The essence of the concept is in the following diagram:
1. Automated CPU provisioning
First, in our work at Kloudshare, we use Amazon Web Services (AWS). You do not have to use AWS, but what you really *do* need is the ability to provision resources more or less on demand, or to just have enough extra server capacity lying around when you need it. The key is automated software that detects certain types of loads and brings on more computing capacity when needed. So you need, ideally, to be able to provision the CPUs on demand in software.
The critical concept behind most scaling is denormalization. If you are a database guy/gal you already know what that means, but if you are not I will just explain it in the context of Twitter. In my suggested architecture, every user’s outbound tweets should be stored in a separate database from their inbound tweets. So when I look for all the stuff I have sent, it is in one place. When I look at all the things I have received, it is in another place.
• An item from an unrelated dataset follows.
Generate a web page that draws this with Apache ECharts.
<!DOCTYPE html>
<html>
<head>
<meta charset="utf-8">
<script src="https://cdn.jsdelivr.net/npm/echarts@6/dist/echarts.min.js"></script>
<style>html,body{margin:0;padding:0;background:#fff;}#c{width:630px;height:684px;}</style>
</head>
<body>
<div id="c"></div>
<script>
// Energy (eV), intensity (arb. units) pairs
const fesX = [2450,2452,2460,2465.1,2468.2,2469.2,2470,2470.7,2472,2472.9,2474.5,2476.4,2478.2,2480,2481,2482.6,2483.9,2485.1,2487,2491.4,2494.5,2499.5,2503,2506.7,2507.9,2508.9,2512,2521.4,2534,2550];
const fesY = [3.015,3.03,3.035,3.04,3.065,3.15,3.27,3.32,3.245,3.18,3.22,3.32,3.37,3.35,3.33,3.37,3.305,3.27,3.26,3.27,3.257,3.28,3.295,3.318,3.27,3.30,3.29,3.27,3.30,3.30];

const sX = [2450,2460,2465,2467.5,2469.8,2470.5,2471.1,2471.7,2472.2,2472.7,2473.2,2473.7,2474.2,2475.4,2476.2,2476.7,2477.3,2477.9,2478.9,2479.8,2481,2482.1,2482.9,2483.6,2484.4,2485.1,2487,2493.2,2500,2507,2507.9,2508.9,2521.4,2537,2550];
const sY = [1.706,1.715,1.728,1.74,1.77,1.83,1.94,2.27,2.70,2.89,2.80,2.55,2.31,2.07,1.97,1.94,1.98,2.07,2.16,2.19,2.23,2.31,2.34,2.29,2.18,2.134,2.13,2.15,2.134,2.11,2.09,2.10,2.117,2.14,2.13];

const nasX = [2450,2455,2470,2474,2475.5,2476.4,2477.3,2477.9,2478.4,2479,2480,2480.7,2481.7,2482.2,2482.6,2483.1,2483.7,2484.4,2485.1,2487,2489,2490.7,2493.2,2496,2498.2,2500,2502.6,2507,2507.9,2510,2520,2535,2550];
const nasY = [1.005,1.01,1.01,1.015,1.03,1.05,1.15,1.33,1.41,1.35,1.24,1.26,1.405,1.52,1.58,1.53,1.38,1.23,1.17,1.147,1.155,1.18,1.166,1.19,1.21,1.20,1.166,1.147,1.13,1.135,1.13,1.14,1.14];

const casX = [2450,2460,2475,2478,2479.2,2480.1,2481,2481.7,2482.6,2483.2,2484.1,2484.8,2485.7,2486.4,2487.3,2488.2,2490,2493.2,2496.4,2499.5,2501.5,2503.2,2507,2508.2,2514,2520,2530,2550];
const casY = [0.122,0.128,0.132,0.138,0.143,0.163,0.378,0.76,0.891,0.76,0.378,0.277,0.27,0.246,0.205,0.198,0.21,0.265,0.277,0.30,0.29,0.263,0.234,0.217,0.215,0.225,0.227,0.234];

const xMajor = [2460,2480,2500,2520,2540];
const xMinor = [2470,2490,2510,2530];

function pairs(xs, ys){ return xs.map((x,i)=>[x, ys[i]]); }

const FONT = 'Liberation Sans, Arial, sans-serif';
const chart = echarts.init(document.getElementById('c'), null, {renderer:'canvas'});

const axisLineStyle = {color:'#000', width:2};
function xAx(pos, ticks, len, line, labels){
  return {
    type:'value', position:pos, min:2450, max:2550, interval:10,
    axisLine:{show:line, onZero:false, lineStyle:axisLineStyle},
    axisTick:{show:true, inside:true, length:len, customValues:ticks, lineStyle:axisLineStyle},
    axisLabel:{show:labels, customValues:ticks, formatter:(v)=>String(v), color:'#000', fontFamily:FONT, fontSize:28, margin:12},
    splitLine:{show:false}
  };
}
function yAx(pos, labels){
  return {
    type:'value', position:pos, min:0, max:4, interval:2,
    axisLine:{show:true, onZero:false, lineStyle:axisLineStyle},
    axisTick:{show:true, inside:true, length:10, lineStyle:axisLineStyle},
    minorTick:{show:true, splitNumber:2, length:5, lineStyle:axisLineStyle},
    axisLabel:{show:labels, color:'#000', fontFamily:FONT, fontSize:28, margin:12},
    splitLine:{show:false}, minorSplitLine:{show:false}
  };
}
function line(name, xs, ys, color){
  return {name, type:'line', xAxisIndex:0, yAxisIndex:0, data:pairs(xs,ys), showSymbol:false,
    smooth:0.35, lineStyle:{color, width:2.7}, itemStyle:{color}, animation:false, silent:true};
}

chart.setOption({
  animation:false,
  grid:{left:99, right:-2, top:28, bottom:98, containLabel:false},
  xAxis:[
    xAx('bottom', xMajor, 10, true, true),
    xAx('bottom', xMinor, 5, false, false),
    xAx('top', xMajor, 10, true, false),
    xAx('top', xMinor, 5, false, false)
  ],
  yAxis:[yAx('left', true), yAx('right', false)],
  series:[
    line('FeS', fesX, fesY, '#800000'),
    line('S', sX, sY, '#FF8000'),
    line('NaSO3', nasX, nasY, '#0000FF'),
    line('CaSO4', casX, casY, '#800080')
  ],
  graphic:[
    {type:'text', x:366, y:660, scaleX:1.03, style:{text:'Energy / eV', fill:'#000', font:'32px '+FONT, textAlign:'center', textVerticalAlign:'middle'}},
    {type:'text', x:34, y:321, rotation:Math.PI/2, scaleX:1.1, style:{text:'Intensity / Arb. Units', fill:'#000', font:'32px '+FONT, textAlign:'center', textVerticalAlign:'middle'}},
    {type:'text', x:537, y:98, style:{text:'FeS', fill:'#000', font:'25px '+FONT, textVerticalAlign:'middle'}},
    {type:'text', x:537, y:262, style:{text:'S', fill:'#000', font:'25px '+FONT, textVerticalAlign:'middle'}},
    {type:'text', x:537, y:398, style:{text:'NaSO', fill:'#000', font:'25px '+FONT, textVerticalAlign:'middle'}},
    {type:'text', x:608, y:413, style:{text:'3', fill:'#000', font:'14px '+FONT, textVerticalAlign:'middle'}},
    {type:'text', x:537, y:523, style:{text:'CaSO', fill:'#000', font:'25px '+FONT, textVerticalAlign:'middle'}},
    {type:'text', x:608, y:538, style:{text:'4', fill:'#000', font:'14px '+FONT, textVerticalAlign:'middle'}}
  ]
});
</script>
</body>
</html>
In typical normalized databases you would want to store every message sent only once and not in two places as I suggest above. But while perfectly normalized databases make for “cleaner” databases, they cannot scale. Database purists often speak of the merits of normalization. And certainly some normalization is generally necessary. But in the new database world, a perfectly normalized database is an un-scalable database.
In the above diagram you see that we have separated users into clusters. So we have not just stored “sent tweets” in a different database from “received tweets”, we have broken each of these storage types into smaller groups of users. In our simple example, we store user data in clusters of 100 users. This is called sharding.
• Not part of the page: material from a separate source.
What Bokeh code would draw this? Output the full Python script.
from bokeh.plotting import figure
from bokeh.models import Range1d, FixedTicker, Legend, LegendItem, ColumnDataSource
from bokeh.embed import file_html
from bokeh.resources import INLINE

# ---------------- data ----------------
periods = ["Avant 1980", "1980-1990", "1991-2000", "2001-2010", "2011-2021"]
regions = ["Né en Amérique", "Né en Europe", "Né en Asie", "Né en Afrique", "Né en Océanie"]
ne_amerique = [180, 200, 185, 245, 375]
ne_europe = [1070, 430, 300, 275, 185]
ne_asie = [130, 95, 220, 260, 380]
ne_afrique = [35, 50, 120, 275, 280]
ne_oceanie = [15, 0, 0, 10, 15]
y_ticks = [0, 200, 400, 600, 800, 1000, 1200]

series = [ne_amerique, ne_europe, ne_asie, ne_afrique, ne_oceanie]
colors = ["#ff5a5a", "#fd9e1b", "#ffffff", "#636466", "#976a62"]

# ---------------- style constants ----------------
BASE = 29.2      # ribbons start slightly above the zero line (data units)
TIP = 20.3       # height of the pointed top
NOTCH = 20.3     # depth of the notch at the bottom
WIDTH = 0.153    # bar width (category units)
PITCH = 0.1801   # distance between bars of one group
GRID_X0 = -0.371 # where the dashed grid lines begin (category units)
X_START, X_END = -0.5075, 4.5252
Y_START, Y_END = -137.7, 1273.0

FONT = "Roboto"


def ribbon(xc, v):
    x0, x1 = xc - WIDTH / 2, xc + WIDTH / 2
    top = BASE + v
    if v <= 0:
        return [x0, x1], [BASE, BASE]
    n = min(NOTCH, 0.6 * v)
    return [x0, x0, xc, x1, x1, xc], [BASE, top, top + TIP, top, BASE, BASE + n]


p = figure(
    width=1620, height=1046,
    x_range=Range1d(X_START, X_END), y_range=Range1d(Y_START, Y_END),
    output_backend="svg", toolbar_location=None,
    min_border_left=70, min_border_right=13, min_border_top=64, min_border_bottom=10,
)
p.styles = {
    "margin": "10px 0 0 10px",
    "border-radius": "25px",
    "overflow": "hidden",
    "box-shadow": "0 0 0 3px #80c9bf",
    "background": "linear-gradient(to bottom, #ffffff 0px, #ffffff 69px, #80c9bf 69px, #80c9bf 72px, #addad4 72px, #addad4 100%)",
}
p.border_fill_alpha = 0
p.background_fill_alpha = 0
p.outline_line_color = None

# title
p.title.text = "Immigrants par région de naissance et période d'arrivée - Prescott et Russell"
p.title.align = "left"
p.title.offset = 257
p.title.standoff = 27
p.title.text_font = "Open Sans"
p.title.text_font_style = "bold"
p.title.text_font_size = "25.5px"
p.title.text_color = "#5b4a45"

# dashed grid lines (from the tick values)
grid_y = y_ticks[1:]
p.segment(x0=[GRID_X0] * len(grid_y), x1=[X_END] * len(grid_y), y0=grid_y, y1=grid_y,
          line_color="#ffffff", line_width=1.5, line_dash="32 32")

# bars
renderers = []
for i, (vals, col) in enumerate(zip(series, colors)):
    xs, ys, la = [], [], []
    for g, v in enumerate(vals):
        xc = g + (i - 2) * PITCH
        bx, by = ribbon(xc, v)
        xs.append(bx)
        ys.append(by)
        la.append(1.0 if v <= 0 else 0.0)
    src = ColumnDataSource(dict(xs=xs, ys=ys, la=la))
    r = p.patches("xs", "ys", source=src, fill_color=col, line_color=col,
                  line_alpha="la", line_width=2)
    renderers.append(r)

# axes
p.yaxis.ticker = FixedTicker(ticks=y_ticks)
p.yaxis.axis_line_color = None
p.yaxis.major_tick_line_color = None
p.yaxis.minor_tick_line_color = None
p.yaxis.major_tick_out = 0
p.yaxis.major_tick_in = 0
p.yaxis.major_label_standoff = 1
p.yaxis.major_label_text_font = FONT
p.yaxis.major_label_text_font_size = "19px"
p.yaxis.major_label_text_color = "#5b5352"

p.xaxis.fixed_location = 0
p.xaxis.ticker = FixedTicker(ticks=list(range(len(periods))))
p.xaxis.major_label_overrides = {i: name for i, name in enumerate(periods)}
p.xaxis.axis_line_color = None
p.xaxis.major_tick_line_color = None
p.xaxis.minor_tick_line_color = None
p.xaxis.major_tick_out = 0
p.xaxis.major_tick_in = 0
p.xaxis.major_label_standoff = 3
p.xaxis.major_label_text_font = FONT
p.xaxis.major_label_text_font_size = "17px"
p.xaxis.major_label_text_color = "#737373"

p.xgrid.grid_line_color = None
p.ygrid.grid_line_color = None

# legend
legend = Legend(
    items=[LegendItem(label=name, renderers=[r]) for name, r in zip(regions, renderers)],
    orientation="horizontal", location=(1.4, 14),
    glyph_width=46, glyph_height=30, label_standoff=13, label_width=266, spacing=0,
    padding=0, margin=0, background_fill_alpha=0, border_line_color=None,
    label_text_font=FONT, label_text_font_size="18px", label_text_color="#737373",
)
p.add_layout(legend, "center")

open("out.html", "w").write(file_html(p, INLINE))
The purpose of this sharding is that when a user sends a tweet s/he will have no bottleneck in writing that data because only 100 other users are trying to write to that physical server. It can never be overloaded. That server then has the responsibility for writing the sent tweet to all the users that are subscribers to the given senders tweets as well as to the @ recipients (Twitter jargon for those of you not yet initiated).
The beauty of this is that each given database holding “received tweets” is not overburdened either. It only receives messages that are aimed at it. And it only is queried by the users who have their inbound tweets stored on that server.
What is great about this scheme is that it totally unburdens any given physical server and it is infinitely scalable. You could have a hundred or 10,000 such servers and performance scales 100% linearly with the addition of physical machines.
4. Shard Splitting
To be able to add CPUs smoothly, you have to be able to, do something I call shard splitting. In the example I gave above every database holds data for exactly 100 users. But in the real world each database should continue to grow until it starts to be over burdened. Then you “split the shard” into two databases. Each shard should know how to “split itself” when it becomes too busy. So if a database had gotten too slow holding the inbound tweets for 500 users, after the shard split there are two databases that each hold inbound tweets for 250 users each. This self splitting of shards allows for a very organic and automated type of scaling.
5. Distributed User Lookup
Finally, In order to know what machines have what users data there is a bit of overhead in storing a lookup table for each user that indicates where their inbound and outbound data servers are. This is necessary so that each server storing “sent tweets” knows what “received tweet” servers to send each tweet to. I suggest storing this table in memory, or on disk, across all needed servers.
This is a fairly light burden even if you are storing tables for tens of millions of users. I would suggest this table be synchronized across all the servers that need it using something like Terracotta, which is a specialized kind of “plug in” for the Java Virtual Machine that makes it so standard objects can be automatically kept in-memory and synced across multiple servers. In my estimation it is a very powerful tool in the scaling arsenal.